◆ Data section
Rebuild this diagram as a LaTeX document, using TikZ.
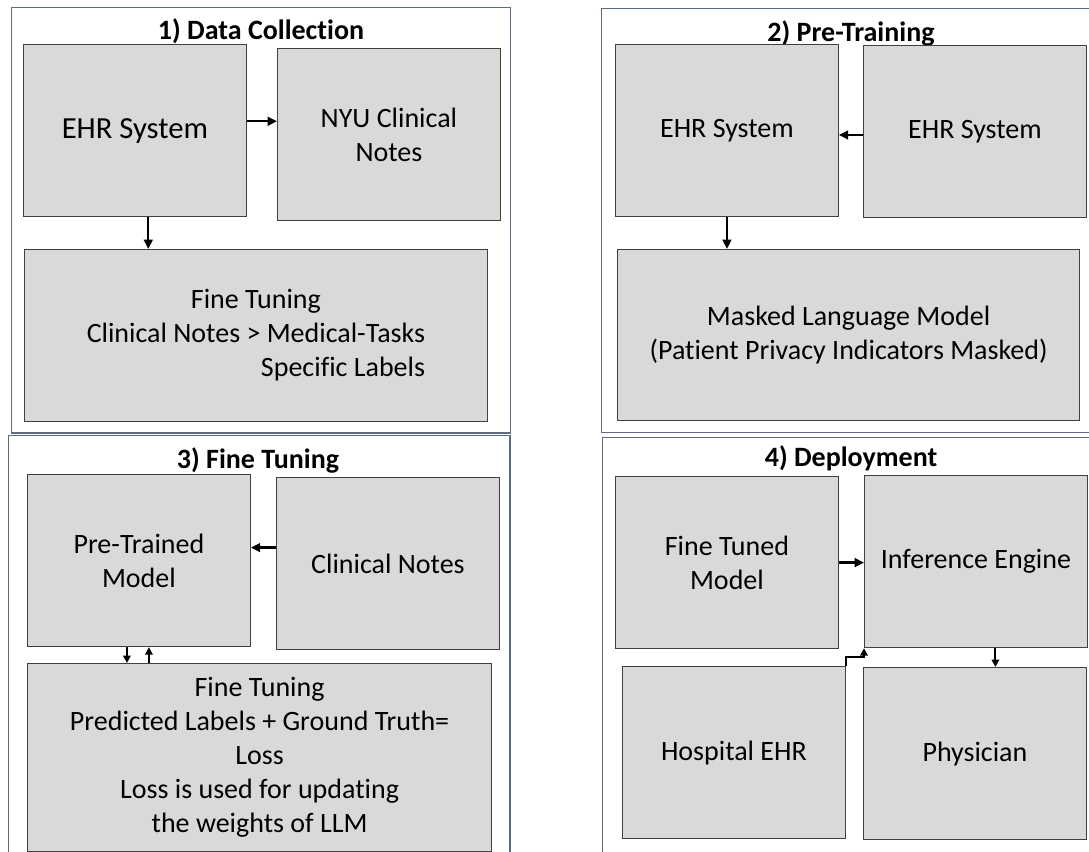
\documentclass[tikz,border=0pt]{standalone}
\usepackage{fontspec}
\setmainfont{Carlito}[Ligatures=NoCommon]
\usepackage{tikz}
\usetikzlibrary{arrows.meta,positioning}

\definecolor{framegray}{RGB}{92,106,132}
\definecolor{cellgray}{RGB}{217,217,217}
\definecolor{celledge}{RGB}{64,64,64}

\begin{document}
\begin{tikzpicture}[x=0.75pt, y=-0.75pt, every node/.style={align=center, font=\fontsize{21}{25.5}\selectfont}]
\tikzset{
  panel/.style={draw=framegray, line width=1.1pt, fill=white, anchor=north west, inner sep=0pt},
  paneltitle/.style={font=\fontsize{21}{25.5}\selectfont\bfseries, anchor=base, inner sep=0pt},
  cell/.style={draw=celledge, line width=0.9pt, fill=cellgray, anchor=north west, minimum width=167pt, minimum height=129pt, inner sep=2pt},
  widecell/.style={cell, minimum width=347pt},
  flow/.style={-{Triangle[length=7pt,width=6.5pt]}, line width=1.8pt, black},
  flowsmall/.style={-{Triangle[length=5.5pt,width=5.5pt]}, line width=1.6pt, black}
}
\useasboundingbox (0,0) rectangle (1089,852);
\fill[white] (0,0) rectangle (1089,852);
% panels
\node[panel, minimum width=374pt, minimum height=319pt] (p1) at (11,7) {};
\node[panel, minimum width=374pt, minimum height=318pt] (p2) at (601,8) {};
\node[panel, minimum width=376pt, minimum height=326pt] (p3) at (8,435) {};
\node[panel, minimum width=374pt, minimum height=325pt] (p4) at (602,437) {};
\node[paneltitle] (t1) at (261,40) {1) Data Collection};
\node[paneltitle] (t2) at (851,42) {2) Pre-Training};
\node[paneltitle] (t3) at (258,468) {3) Fine Tuning};
\node[paneltitle] (t4) at (851,466) {4) Deployment};

% 1) data collection
\node[cell, font=\fontsize{23}{27}\selectfont] (ehr1) at (23,44) {EHR System};
\node[cell] (nyu) at (277,48) {NYU Clinical\\Notes};
\node[widecell] (ft1) at (24,249) {Fine Tuning\\Clinical Notes > Medical-Tasks\\\hphantom{Clinical Notes > Medical-Tasks}\llap{Specific Labels}};
\draw[flow] ([yshift=7pt]ehr1.east) -- ([yshift=7pt]ehr1.east -| nyu.west);
\draw[flow] ([xshift=10pt]ehr1.south) -- ([xshift=10pt]ehr1.south |- ft1.north);

% 2) pre-training
\node[cell] (ehrL) at (615,44) {EHR System};
\node[cell] (ehrR) at (863,45) {EHR System};
\node[widecell, minimum width=346.5pt, minimum height=128pt] (mlm) at (617,249) {Masked Language Model\\(Patient Privacy Indicators Masked)};
\draw[flow] ([yshift=-2.5pt]ehrR.west) -- ([yshift=-2.5pt]ehrR.west -| ehrL.east);
\draw[flow] (ehrL.south) -- (ehrL.south |- mlm.north);

% 3) fine tuning
\node[cell] (ptm) at (27,474) {Pre-Trained\\Model};
\node[cell] (cn) at (276,477) {Clinical Notes};
\node[widecell, minimum width=348pt, minimum height=141pt] (ft3) at (27,663) {Fine Tuning\\Predicted Labels + Ground Truth=\\Loss\\Loss is used for updating\\the weights of LLM};
\draw[flow] ([yshift=12pt]cn.west) -- ([yshift=12pt]cn.west -| ptm.east);
\draw[flowsmall] ([xshift=-9pt]ptm.south) -- ([xshift=-9pt]ptm.south |- ft3.north);
\draw[flowsmall] ([xshift=7.5pt]ft3.north -| ptm.south) -- ([xshift=7.5pt]ptm.south);

% 4) deployment
\node[cell] (ftm) at (615,476) {Fine Tuned\\Model};
\node[cell] (ie) at (864,475) {Inference Engine};
\node[cell] (hosp) at (622,666) {Hospital EHR};
\node[cell] (phys) at (863,667) {Physician};
\draw[flow] (ftm.east) -- (ftm.east -| ie.west);
\draw[flowsmall] ([xshift=14.6pt]ie.south) -- ([xshift=14.6pt]ie.south |- phys.north);
\draw[flowsmall] (hosp.north east) -- ++(0,-9) -| (ie.south west);
\end{tikzpicture}
\end{document}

◆ What to produce
With all pictures left out, please transcribe exactly the lines from the start of the material through the line with "(t4) at (851,466)".

◆ Exercise answer
Rebuild this diagram as a LaTeX document, using TikZ.
\documentclass[tikz,border=0pt]{standalone}
\usepackage{fontspec}
\setmainfont{Carlito}[Ligatures=NoCommon]
\usepackage{tikz}
\usetikzlibrary{arrows.meta,positioning}

\definecolor{framegray}{RGB}{92,106,132}
\definecolor{cellgray}{RGB}{217,217,217}
\definecolor{celledge}{RGB}{64,64,64}

\begin{document}
\begin{tikzpicture}[x=0.75pt, y=-0.75pt, every node/.style={align=center, font=\fontsize{21}{25.5}\selectfont}]
\tikzset{
  panel/.style={draw=framegray, line width=1.1pt, fill=white, anchor=north west, inner sep=0pt},
  paneltitle/.style={font=\fontsize{21}{25.5}\selectfont\bfseries, anchor=base, inner sep=0pt},
  cell/.style={draw=celledge, line width=0.9pt, fill=cellgray, anchor=north west, minimum width=167pt, minimum height=129pt, inner sep=2pt},
  widecell/.style={cell, minimum width=347pt},
  flow/.style={-{Triangle[length=7pt,width=6.5pt]}, line width=1.8pt, black},
  flowsmall/.style={-{Triangle[length=5.5pt,width=5.5pt]}, line width=1.6pt, black}
}
\useasboundingbox (0,0) rectangle (1089,852);
\fill[white] (0,0) rectangle (1089,852);
% panels
\node[panel, minimum width=374pt, minimum height=319pt] (p1) at (11,7) {};
\node[panel, minimum width=374pt, minimum height=318pt] (p2) at (601,8) {};
\node[panel, minimum width=376pt, minimum height=326pt] (p3) at (8,435) {};
\node[panel, minimum width=374pt, minimum height=325pt] (p4) at (602,437) {};
\node[paneltitle] (t1) at (261,40) {1) Data Collection};
\node[paneltitle] (t2) at (851,42) {2) Pre-Training};
\node[paneltitle] (t3) at (258,468) {3) Fine Tuning};
\node[paneltitle] (t4) at (851,466) {4) Deployment};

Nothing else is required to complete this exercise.